Pathways / BiologicalProcessOrActivity...caused explosions since they were linked to pathways that had lots of genes"

sierra-moxon commented 1 year ago

From TAQA:

from Sharat: four issues to be broken down into

big picture -> deep dive is important

from Chris B: perhaps another issue here is: this is a known query with many results - sorry. Or, can we filter/sort our way out of this one? - is this doable? Suggest to the user that they tighten this up. Here are the common predicates associated with the answers you're getting back, can we try to help the user write a better query?

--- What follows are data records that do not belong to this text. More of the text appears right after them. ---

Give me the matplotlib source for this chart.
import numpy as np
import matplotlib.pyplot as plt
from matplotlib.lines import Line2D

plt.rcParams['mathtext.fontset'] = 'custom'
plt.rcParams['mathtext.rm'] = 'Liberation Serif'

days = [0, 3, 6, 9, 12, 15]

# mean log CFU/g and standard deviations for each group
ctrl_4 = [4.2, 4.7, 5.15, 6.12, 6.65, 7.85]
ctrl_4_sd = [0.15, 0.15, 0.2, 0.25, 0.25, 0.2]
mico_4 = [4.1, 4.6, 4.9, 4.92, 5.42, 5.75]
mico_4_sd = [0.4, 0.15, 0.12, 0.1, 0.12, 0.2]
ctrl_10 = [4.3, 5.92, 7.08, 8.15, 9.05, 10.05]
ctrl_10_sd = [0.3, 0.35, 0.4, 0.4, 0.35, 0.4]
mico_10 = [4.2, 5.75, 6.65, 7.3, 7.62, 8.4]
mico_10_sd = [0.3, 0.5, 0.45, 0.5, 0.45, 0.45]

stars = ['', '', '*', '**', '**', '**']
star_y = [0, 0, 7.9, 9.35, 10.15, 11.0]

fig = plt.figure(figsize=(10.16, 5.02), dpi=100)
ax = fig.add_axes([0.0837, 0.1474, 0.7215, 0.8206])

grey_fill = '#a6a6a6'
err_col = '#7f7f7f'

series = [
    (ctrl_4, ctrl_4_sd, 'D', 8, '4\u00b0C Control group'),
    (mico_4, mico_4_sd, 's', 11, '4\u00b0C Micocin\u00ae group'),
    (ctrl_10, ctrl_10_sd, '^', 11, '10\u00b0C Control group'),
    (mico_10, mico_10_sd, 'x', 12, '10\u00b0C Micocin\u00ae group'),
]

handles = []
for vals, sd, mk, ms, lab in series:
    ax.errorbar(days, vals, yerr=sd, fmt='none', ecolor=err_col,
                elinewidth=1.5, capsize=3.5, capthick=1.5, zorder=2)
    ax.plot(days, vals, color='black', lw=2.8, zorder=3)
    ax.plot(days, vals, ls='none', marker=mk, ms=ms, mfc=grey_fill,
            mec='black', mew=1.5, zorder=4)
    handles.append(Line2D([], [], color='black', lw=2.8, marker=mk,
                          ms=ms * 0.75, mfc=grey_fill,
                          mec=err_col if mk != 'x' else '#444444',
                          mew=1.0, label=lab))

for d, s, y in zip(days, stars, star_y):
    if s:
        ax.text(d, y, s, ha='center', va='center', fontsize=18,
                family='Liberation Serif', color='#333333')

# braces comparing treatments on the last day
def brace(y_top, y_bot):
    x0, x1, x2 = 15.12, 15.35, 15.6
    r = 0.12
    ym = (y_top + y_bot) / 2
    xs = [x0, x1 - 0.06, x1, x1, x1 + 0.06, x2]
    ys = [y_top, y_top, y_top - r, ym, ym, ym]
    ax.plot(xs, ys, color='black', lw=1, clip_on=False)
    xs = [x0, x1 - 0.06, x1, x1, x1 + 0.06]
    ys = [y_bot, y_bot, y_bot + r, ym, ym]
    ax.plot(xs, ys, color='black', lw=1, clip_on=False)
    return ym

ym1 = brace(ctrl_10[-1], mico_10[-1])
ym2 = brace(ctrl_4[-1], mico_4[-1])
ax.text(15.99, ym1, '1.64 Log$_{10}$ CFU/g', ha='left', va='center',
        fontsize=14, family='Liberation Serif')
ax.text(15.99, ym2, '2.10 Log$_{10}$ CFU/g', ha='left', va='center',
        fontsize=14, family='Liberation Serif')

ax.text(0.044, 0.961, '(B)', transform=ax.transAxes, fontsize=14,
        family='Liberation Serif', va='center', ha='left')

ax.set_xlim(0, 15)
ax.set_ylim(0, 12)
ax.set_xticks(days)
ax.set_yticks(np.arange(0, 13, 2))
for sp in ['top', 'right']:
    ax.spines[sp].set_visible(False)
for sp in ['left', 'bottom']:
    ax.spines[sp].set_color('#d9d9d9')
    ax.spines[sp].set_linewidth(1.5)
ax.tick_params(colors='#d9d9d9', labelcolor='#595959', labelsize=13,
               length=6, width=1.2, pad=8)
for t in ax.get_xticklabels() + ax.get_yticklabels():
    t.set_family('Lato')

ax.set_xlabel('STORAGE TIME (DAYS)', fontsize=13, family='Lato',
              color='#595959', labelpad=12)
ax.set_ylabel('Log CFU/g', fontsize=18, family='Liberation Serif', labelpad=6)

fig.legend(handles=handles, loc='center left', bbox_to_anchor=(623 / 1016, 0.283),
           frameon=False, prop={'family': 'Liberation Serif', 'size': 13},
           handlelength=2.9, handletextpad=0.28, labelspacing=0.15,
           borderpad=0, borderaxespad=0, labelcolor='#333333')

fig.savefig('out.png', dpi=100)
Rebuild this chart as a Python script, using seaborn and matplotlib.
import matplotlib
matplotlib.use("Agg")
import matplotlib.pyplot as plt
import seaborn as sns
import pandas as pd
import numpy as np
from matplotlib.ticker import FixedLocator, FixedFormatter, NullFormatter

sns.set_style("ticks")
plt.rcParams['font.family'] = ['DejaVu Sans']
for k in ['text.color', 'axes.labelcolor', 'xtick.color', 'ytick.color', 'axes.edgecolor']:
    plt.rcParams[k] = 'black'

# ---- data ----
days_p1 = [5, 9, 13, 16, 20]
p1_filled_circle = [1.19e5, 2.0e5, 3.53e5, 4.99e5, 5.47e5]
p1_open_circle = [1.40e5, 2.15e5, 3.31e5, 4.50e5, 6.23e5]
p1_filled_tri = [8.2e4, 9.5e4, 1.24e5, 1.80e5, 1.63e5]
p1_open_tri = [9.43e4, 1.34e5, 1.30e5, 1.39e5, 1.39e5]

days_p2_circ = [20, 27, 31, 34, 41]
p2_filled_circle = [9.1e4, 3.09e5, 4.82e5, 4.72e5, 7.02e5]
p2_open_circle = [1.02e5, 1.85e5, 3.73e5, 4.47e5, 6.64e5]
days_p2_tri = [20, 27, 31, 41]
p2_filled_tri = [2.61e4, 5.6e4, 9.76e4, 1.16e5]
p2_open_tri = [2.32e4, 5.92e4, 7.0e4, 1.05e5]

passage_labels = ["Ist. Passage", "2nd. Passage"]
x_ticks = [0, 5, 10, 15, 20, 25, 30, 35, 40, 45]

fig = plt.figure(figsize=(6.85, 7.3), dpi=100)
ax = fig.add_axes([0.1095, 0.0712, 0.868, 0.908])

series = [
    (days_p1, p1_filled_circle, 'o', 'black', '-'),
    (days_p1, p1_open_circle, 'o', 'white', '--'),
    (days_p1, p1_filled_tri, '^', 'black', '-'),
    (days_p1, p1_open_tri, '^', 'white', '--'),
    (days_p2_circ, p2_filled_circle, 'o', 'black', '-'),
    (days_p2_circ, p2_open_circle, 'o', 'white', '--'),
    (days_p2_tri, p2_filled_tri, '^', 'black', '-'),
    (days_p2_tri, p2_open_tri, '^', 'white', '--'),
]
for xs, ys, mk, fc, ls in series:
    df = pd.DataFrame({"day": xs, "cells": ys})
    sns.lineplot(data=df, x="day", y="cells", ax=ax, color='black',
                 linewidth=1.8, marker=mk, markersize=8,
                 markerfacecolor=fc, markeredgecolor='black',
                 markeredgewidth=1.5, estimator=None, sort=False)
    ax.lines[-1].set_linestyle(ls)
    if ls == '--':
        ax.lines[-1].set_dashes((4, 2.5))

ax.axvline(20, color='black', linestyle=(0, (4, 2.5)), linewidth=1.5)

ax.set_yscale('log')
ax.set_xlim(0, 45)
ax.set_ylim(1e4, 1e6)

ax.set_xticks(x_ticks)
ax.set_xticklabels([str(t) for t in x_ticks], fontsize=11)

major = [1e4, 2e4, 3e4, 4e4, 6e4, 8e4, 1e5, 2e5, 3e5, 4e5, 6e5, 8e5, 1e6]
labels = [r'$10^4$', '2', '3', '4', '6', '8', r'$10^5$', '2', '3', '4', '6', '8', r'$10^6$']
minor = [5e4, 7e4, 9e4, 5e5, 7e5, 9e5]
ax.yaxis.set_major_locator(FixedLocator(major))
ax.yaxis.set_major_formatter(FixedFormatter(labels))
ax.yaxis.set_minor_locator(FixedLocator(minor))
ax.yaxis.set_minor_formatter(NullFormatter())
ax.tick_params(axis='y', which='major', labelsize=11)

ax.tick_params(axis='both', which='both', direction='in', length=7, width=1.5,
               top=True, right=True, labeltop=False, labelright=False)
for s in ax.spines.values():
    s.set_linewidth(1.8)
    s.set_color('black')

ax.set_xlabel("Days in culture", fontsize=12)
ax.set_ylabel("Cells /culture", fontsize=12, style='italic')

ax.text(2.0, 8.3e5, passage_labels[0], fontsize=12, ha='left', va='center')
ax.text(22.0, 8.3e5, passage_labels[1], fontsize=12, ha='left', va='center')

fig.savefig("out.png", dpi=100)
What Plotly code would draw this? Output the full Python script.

from Sharat: agree; this is the best we can do, here are ways to tighten it up.
work on user workflows for two big queries.
Andy is interested in more brainstorming on this; UI needs direction. In the end, there is one place where the quality of the results is the measurement (either UI/O&O or someplace we could get it).

Andrew: Big "hub" nodes are taken into account in the Normalized Google Distance (which is used in scoring by BTE and ARAX) - this is a tunable parameter.

sharatisrani commented 1 year ago

For the case of grouping records, O&O has a tracking issue at https://github.com/NCATSTranslator/Ordering-Organizing/issues/15, with a few additional comments. For the case of scoring records, O&O has a tracking issue at https://github.com/NCATSTranslator/Ordering-Organizing/issues/6

sharatisrani commented 1 year ago

This is a major issue, but how likely is it to bite us for the September release?

karafecho commented 1 year ago

I think this is being addressed as described here and recorded here.